O outro episódio foi de influência mais duradoira. Vivi até ao fim da minha adolescência, tendo na vizinhança um templo dos adventistas do sétimo dia. E em cada manhã de sábado, era acordado com os cânticos lindíssimos do seu serviço religioso que congregava gente devota, gente de bem.
Depois, a crescente influência do mundo anglo-saxónico na cultura foi-me revelando o estatuto de minoria dos católicos na Grã-Bretanha e nos Estados Unidos; e o preconceito anti-Roma da cultura protestante em geral.
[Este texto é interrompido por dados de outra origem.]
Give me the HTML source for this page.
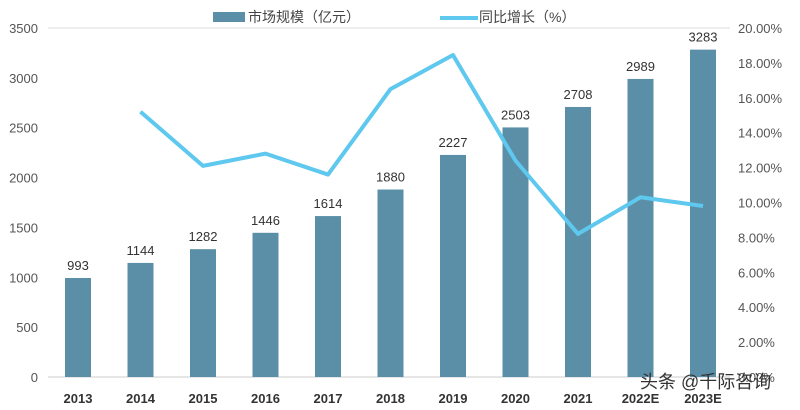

Revelando-me também um universo riquíssimo de espiritualidade e de fervor na Fé, de comunidades bem distantes dos rigores da História e dos debates teológicos.
Mas revelou-me também outra realidade, profundamente humana: a tentação sempre presente da divisão, pelos conflitos entre os diferentes e contraditórios modos de ler o tempo histórico, expressos nas atitudes de maior aceitação ou maior repúdio do que vai ditando uma civilização a que muitos chamam já pós-cristã.
Lembrei-me da expressão, para muitos idêntica, de civilização sem Deus, o que claramente não é, se nos lembrarmos das múltiplas comunidades hiper-activas do ponto de vista religioso, na Europa e na América, mormente a comunidade hispânica de matriz católica e as comunidades de confissão muçulmana.
Nas democracias da indiferença
As iniciativas tendentes à unidade entre os cristãos assumem hoje uma acuidade e expressam uma urgência, cujas leituras o Papa sabe fazer, como poucos.
O mundo secular, para cuja emancipação a Reforma muito contribuiu, ao quebrar simbolicamente o “poder de Roma”, vê-se hoje confrontado com os seus próprios limites, perante a emergência da violência com justificação religiosa.
À racionalidade tranquila dos descrentes respondem muitos jovens europeus com a fuga para os teatros de conflito, apaixonados com o ideal de reconstrução de uma sociedade com Deus, mesmo à custa do seu sacrifício supremo.
Neste contexto, revitalizar a mensagem cristã, como proposta de uma sociedade tolerante, em paz consigo, porque não esquece nem nega a origem divina do Homem, assume uma necessidade vital, quase diria de sobrevivência.
É neste contexto exacto que se inscreve, quanto a mim e numa leitura não apenas religiosa mas também política ( de reconstrução da polis) o apelo do Papa à unidade dos cristãos.